--- Begin Material provided ---

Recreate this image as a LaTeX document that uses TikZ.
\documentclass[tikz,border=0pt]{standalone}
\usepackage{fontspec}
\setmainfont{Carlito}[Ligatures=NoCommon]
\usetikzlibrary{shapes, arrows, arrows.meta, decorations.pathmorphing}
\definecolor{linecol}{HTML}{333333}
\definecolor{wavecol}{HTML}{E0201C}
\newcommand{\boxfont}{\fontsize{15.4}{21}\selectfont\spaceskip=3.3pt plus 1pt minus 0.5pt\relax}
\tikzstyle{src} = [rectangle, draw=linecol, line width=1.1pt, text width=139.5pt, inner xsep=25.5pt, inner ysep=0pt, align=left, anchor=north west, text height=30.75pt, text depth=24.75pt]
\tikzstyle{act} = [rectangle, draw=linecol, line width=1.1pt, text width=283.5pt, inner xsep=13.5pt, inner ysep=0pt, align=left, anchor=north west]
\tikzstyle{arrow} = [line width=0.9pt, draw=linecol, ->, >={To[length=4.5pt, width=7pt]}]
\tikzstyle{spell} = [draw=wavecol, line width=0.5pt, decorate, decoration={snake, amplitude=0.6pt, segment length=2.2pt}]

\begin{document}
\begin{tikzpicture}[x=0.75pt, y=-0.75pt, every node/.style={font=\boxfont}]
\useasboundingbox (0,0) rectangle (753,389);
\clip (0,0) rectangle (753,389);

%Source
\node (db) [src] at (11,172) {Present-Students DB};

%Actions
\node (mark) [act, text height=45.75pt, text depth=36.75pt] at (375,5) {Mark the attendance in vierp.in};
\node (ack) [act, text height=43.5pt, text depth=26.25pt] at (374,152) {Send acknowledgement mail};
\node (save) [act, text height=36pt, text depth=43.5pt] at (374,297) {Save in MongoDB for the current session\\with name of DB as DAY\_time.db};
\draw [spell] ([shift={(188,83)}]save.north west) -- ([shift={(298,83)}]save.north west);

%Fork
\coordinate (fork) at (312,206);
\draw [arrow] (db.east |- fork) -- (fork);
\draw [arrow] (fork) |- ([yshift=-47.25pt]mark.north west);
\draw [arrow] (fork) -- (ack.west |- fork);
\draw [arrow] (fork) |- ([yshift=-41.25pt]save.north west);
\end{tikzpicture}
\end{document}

--- End Material provided ---

▶ _Aim_
Reproduce the material precisely, including every line.

▶ _Solution to this task_
Recreate this image as a LaTeX document that uses TikZ.
\documentclass[tikz,border=0pt]{standalone}
\usepackage{fontspec}
\setmainfont{Carlito}[Ligatures=NoCommon]
\usetikzlibrary{shapes, arrows, arrows.meta, decorations.pathmorphing}
\definecolor{linecol}{HTML}{333333}
\definecolor{wavecol}{HTML}{E0201C}
\newcommand{\boxfont}{\fontsize{15.4}{21}\selectfont\spaceskip=3.3pt plus 1pt minus 0.5pt\relax}
\tikzstyle{src} = [rectangle, draw=linecol, line width=1.1pt, text width=139.5pt, inner xsep=25.5pt, inner ysep=0pt, align=left, anchor=north west, text height=30.75pt, text depth=24.75pt]
\tikzstyle{act} = [rectangle, draw=linecol, line width=1.1pt, text width=283.5pt, inner xsep=13.5pt, inner ysep=0pt, align=left, anchor=north west]
\tikzstyle{arrow} = [line width=0.9pt, draw=linecol, ->, >={To[length=4.5pt, width=7pt]}]
\tikzstyle{spell} = [draw=wavecol, line width=0.5pt, decorate, decoration={snake, amplitude=0.6pt, segment length=2.2pt}]

\begin{document}
\begin{tikzpicture}[x=0.75pt, y=-0.75pt, every node/.style={font=\boxfont}]
\useasboundingbox (0,0) rectangle (753,389);
\clip (0,0) rectangle (753,389);

%Source
\node (db) [src] at (11,172) {Present-Students DB};

%Actions
\node (mark) [act, text height=45.75pt, text depth=36.75pt] at (375,5) {Mark the attendance in vierp.in};
\node (ack) [act, text height=43.5pt, text depth=26.25pt] at (374,152) {Send acknowledgement mail};
\node (save) [act, text height=36pt, text depth=43.5pt] at (374,297) {Save in MongoDB for the current session\\with name of DB as DAY\_time.db};
\draw [spell] ([shift={(188,83)}]save.north west) -- ([shift={(298,83)}]save.north west);

%Fork
\coordinate (fork) at (312,206);
\draw [arrow] (db.east |- fork) -- (fork);
\draw [arrow] (fork) |- ([yshift=-47.25pt]mark.north west);
\draw [arrow] (fork) -- (ack.west |- fork);
\draw [arrow] (fork) |- ([yshift=-41.25pt]save.north west);
\end{tikzpicture}
\end{document}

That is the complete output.